The documentarian best known for covering subjects like jazz, baseball, and the Civil War, Ken Burns, has produced another in-depth documentary, entitled: “The National Parks: America’s Best Idea.” The twelve hour series will be broken into six, two hour installments shown in September on the Public Broadcasting System. While as a documentarian Burns tries to let the material on film speak for itself and avoids injecting his opinions, when pressed to cite his favorites of the national parks, he couldn’t help but enthusiastically suggest Yosemite National Park and its many sightseeing attractions in northern California, and Denali National Park in Alaska.
Burns believes that the documentary is his best to date and working on it inspired him to share his enthusiasm for the national parks by promoting outdoor activities and the enjoyment of the national parks. To help spread the word, Burns is working with outdoor retailers and providing materials which will encourage family camping trips, sponsor essay and photo contests, promote local nature clubs and a park lecture series and sponsor park-of-the-month nights during the month of September to coincide with the release of the film. Burns suggests that it is the difficult economic times that our national parks have fared the best, and that observation is corroborated by the outdoor tourism industry which suggests that the industry is quite healthy, believing that families seek out the national parks in difficult economic times as an affordable means of entertainment and family togetherness.

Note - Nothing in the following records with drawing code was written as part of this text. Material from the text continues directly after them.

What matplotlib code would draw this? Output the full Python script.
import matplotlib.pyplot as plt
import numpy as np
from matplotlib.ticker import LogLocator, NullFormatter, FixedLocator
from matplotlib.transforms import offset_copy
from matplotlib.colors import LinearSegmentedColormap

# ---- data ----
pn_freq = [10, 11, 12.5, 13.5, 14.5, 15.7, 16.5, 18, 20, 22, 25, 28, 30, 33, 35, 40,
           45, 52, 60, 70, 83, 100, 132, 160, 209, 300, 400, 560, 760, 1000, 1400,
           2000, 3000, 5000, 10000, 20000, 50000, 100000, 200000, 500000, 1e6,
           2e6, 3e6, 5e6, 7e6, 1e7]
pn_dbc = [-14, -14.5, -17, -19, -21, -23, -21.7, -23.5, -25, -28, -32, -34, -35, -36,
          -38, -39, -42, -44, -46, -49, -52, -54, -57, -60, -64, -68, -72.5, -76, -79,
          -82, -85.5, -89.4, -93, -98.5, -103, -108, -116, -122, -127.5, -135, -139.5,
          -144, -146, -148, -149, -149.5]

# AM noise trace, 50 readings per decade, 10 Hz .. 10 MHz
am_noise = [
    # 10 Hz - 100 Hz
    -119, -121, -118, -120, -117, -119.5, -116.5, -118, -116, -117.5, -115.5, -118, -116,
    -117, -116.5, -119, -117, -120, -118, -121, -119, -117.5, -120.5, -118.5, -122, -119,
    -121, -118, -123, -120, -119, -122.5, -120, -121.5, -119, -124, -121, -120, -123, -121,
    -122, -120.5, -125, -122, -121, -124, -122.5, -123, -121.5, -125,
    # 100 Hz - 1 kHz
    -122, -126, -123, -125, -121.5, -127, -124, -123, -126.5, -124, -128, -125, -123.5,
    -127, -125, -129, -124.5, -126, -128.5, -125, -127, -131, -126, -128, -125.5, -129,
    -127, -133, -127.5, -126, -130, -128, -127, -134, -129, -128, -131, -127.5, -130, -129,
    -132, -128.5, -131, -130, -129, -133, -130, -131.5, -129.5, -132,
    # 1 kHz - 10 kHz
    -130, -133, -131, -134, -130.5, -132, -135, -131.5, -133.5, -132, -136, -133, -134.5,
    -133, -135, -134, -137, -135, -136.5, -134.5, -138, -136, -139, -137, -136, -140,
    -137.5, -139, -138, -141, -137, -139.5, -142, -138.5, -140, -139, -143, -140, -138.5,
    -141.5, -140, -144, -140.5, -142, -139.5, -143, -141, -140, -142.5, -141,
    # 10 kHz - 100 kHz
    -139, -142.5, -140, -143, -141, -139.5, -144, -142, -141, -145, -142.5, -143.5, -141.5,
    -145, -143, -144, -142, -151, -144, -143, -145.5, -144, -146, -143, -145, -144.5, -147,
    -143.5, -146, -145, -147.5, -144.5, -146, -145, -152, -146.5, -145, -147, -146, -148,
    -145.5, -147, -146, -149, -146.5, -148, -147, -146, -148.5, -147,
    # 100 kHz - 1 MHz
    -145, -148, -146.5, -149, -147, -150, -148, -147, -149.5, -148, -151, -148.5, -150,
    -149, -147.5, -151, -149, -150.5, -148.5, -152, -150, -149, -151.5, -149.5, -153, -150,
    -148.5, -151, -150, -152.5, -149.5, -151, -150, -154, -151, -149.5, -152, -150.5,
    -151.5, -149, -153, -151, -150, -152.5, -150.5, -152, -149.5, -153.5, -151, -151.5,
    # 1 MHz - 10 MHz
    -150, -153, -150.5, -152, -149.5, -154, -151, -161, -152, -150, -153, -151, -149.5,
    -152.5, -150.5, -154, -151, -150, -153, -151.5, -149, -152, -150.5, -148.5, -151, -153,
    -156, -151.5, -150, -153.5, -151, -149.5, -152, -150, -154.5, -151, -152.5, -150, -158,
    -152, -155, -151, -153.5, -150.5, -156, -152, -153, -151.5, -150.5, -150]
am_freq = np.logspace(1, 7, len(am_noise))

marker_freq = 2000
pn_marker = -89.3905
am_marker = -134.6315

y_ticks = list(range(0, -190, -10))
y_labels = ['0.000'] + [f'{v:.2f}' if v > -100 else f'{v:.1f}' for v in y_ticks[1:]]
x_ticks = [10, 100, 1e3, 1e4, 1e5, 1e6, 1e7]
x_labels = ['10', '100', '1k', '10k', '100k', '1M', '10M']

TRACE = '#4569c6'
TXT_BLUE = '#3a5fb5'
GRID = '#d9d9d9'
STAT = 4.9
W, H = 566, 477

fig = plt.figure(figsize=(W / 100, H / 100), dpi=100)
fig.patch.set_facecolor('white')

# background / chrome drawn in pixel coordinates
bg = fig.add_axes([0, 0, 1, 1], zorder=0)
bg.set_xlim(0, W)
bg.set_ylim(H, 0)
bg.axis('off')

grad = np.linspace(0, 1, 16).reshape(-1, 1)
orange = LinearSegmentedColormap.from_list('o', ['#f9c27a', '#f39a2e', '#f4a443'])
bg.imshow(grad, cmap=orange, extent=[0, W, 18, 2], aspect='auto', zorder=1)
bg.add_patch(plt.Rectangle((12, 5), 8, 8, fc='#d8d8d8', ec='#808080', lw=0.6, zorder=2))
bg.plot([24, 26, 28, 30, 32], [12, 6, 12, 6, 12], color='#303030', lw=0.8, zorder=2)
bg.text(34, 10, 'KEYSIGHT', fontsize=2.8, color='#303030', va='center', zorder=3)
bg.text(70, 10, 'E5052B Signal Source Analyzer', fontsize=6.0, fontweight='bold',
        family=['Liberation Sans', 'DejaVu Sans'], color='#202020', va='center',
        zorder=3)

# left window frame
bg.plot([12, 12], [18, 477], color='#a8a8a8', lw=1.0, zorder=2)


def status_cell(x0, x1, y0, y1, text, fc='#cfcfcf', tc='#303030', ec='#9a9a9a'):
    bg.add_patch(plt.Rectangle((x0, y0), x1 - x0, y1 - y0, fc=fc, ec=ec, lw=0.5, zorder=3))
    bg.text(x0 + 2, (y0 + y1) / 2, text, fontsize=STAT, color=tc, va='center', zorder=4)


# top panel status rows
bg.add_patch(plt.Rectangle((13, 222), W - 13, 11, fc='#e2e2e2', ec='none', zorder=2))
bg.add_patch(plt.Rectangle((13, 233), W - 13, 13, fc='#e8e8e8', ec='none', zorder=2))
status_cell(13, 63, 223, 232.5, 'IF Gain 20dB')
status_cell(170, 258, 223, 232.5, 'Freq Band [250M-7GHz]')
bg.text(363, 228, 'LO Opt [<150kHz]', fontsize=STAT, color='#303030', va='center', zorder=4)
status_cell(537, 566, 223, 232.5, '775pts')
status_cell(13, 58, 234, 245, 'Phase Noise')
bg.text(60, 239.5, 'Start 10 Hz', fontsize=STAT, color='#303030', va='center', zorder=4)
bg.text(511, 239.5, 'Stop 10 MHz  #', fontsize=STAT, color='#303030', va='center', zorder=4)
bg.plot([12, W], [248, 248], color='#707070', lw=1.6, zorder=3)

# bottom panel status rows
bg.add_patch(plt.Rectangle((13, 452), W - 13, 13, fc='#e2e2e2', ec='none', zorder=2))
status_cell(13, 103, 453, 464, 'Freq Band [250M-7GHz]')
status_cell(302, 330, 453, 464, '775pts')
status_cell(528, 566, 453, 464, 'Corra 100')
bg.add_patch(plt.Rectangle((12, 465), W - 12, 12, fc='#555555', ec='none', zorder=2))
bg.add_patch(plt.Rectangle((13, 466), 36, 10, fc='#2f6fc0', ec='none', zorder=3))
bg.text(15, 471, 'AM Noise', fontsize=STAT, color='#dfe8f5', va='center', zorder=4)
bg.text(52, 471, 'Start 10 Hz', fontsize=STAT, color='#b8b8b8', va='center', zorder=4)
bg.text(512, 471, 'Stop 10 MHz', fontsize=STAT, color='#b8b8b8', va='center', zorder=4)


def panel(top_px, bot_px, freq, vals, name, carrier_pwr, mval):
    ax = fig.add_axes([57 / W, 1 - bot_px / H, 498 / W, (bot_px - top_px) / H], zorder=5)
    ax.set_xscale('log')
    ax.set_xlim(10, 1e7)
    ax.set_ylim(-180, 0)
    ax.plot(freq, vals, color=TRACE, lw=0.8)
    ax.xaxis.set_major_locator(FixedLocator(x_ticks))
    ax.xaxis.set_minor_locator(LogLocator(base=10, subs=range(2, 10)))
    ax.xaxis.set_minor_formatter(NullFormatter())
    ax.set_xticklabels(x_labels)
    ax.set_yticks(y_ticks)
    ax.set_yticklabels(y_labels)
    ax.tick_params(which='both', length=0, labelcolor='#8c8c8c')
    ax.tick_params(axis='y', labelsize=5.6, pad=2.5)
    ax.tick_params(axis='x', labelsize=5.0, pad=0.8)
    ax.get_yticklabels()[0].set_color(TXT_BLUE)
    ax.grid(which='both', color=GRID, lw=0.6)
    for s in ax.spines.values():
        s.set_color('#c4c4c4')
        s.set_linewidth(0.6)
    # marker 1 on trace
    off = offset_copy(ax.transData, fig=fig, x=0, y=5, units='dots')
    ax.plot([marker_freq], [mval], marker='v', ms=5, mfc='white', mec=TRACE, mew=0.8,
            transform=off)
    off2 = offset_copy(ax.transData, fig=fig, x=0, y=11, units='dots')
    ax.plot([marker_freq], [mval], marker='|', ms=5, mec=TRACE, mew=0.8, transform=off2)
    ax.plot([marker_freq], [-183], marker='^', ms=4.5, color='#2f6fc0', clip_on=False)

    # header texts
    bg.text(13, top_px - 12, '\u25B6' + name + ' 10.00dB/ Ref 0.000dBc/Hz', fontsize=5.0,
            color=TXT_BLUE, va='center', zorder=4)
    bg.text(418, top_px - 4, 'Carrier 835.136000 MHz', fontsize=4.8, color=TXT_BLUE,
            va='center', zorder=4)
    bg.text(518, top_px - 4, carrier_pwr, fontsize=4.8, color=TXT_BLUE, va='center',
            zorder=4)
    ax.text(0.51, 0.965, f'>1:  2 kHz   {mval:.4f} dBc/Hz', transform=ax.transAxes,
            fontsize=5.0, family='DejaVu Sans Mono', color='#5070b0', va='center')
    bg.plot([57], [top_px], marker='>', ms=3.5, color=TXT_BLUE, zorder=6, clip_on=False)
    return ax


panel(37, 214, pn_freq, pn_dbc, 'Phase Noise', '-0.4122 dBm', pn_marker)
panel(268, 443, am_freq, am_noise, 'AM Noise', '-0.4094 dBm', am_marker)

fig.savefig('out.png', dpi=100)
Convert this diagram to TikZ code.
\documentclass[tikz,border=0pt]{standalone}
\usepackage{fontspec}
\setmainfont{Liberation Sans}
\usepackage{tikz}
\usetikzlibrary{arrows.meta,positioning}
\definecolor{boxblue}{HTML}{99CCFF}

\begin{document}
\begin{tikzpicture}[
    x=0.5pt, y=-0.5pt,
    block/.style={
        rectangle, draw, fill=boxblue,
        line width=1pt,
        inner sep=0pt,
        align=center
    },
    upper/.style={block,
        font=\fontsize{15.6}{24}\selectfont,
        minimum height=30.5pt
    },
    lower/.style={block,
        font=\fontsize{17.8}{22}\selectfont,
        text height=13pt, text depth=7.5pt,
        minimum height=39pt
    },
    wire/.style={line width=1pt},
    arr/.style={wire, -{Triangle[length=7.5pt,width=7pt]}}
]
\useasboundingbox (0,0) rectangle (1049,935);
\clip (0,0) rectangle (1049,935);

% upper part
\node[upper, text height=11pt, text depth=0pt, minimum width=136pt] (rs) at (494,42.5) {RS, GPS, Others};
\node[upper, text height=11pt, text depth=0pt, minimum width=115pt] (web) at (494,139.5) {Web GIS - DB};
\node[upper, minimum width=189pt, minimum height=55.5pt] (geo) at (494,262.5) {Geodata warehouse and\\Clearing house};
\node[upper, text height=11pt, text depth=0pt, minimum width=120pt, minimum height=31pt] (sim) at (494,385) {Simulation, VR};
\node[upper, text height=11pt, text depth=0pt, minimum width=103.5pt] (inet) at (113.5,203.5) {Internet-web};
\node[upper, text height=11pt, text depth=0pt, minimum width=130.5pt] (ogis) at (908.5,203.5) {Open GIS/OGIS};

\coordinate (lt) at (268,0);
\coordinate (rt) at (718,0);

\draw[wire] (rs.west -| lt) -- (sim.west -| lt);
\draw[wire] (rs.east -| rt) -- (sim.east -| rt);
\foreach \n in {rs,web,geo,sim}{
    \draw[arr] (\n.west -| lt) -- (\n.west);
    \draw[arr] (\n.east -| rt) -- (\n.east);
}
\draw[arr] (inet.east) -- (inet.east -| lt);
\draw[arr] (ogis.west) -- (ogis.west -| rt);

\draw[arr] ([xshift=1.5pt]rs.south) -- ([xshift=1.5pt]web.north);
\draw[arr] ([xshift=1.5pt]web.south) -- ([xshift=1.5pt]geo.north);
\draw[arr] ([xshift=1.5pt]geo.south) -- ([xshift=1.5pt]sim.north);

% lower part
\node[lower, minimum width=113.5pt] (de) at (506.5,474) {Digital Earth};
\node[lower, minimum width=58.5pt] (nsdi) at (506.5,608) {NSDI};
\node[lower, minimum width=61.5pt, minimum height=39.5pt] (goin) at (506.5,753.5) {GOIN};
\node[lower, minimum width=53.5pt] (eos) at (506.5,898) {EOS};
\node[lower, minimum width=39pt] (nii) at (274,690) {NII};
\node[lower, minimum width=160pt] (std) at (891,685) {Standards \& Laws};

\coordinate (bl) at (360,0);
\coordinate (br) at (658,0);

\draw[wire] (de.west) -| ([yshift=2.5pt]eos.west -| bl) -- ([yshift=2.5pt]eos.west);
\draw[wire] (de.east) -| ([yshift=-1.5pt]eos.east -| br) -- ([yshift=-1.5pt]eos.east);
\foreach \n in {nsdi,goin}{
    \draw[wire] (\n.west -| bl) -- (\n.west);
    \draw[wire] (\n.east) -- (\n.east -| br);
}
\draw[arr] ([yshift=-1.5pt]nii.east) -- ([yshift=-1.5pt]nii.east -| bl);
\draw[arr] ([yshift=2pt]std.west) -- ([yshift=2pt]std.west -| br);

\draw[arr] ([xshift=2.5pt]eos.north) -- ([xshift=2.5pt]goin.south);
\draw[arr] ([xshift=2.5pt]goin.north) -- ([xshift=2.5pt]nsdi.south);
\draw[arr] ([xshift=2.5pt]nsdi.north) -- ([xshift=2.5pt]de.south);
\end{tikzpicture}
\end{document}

One of the major themes in the film pertains to the paradox of how to encourage enjoyment of the national parks while protecting them from abuses. But debate brings the topics to the attention of the public and is healthy as it drives solution finding. Debate the issues of the national parks is certainly not new, debating back 150 years. In the early nineteen hundreds when the automobile gained its prominence, John Muir used to passionately argue against their allowance into Yosemite National Park. That debate is echoed in today’s ongoing snowmobiles discussion surrounding Yellowstone National Park.